Lab 07: Ingest Data into Unity Catalog

Scenario

You are a data engineer at Solaris Energy, a renewable energy company operating solar farms in Spain and Germany, and wind turbine installations in the Netherlands and Denmark. Your team is building a centralised data platform on Azure Databricks to consolidate energy production readings, turbine maintenance events, and grid telemetry from all sites.

In this lab, you will practise the core data ingestion techniques available in Azure Databricks: batch ingestion with PySpark DataFrames, SQL-based file loading with COPY INTO, aggregated table creation with CTAS, and continuous file detection with Auto Loader.

By the end of this lab, you will be able to:

  • Create a Unity Catalog hierarchy (catalog, schema, volume) to house ingested data
  • Load CSV data from a managed volume into a Delta table using PySpark DataFrames
  • Use COPY INTO to incrementally load files with built-in deduplication
  • Create summary tables using CREATE TABLE AS SELECT
  • Configure Auto Loader to automatically detect and process new files from cloud storage

🤖 Genie Code — use it throughout this lab!

You are expected and encouraged to use the Genie Code for all exercises. Genie Code is available directly in the notebook cell toolbar.

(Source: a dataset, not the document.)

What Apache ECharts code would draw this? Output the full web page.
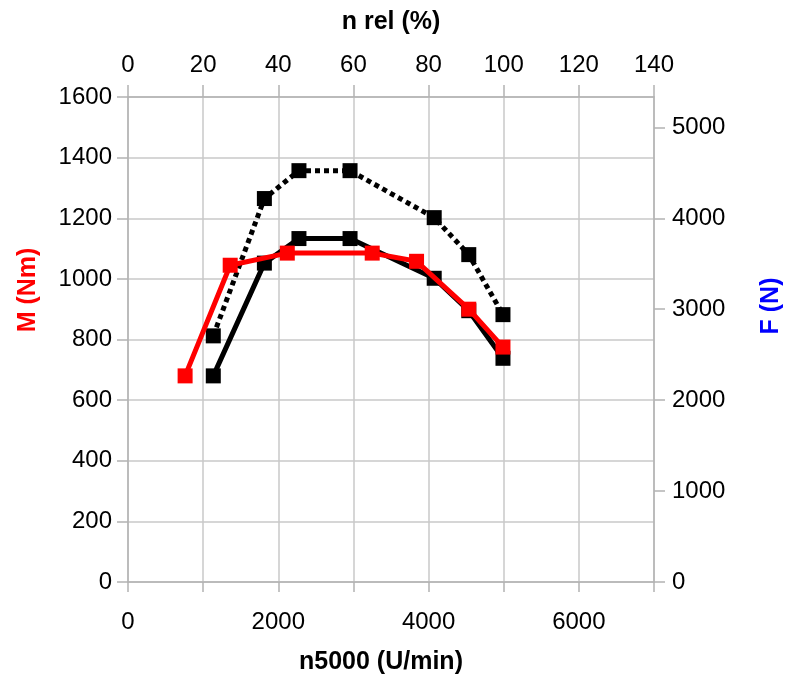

Use it to:

  • Look up syntax for SQL and PySpark operations
  • Explain error messages
  • Generate boilerplate code that you then adapt
  • Ask follow-up questions about how things work

To open Genie Code, select the assistant-icon on the right side of any notebook cell, or use the keyboard shortcut.

💡 Each exercise cell includes a suggested prompt you can copy directly into Genie Code to get started.


Prerequisites

  • An Azure Databricks Premium workspace provisioned using Lab 00: Set up your Azure Databricks environment.
  • You have the Data Engineer or equivalent role in the workspace, with permission to create catalogs and volumes
  • Basic familiarity with SQL and Python

Non-notebook exploration: Lakeflow Spark Declarative Pipelines (optional)

Lakeflow Spark Declarative Pipelines (formerly Delta Live Tables) is the recommended way to build production-grade ingestion pipelines with automatic orchestration, schema management, and exactly-once guarantees.

To explore the pipeline editor:

  1. In the sidebar, select Jobs & Pipelines.
  2. Select Create and then ETL pipeline.
  3. Review the options for specifying a source notebook or SQL file, naming the pipeline catalog and schema, and choosing a cluster type.
  4. Click Cancel — you do not need to create or run a pipeline.

Importing the notebook

Follow these steps to import the lab notebook into your Databricks workspace:

  1. In the Databricks workspace, click Workspace in the left sidebar.
  2. Navigate to or create a folder where you want to store the lab (for example, /Users//Labs).
  3. Click the â‹® (kebab) menu or right-click the folder, then select Import.
  4. Choose URL, enter the following URL, and click Import: https://raw.githubusercontent.com/MicrosoftLearning/DP-750T00-Implement-Data-Engineering-Solutions-using-Azure-Databricks/refs/heads/main/Allfiles/07-ingest-data-into-unity-catalog.ipynb
  5. Open the imported notebook and, in the compute selector at the top, choose Serverless compute.

Lab overview

The notebook is structured into four exercises:

Exercise Topic Technique
1 Set up the catalog hierarchy SQL DDL — CREATE CATALOG, CREATE SCHEMA, CREATE VOLUME
2 Batch ingestion with DataFrames PySpark spark.read / df.write
3 SQL-based file ingestion COPY INTO, CREATE TABLE AS SELECT
4 Auto Loader cloudFiles format with spark.readStream

Work through the exercises in order. Each exercise builds on the catalog and data created in the previous one.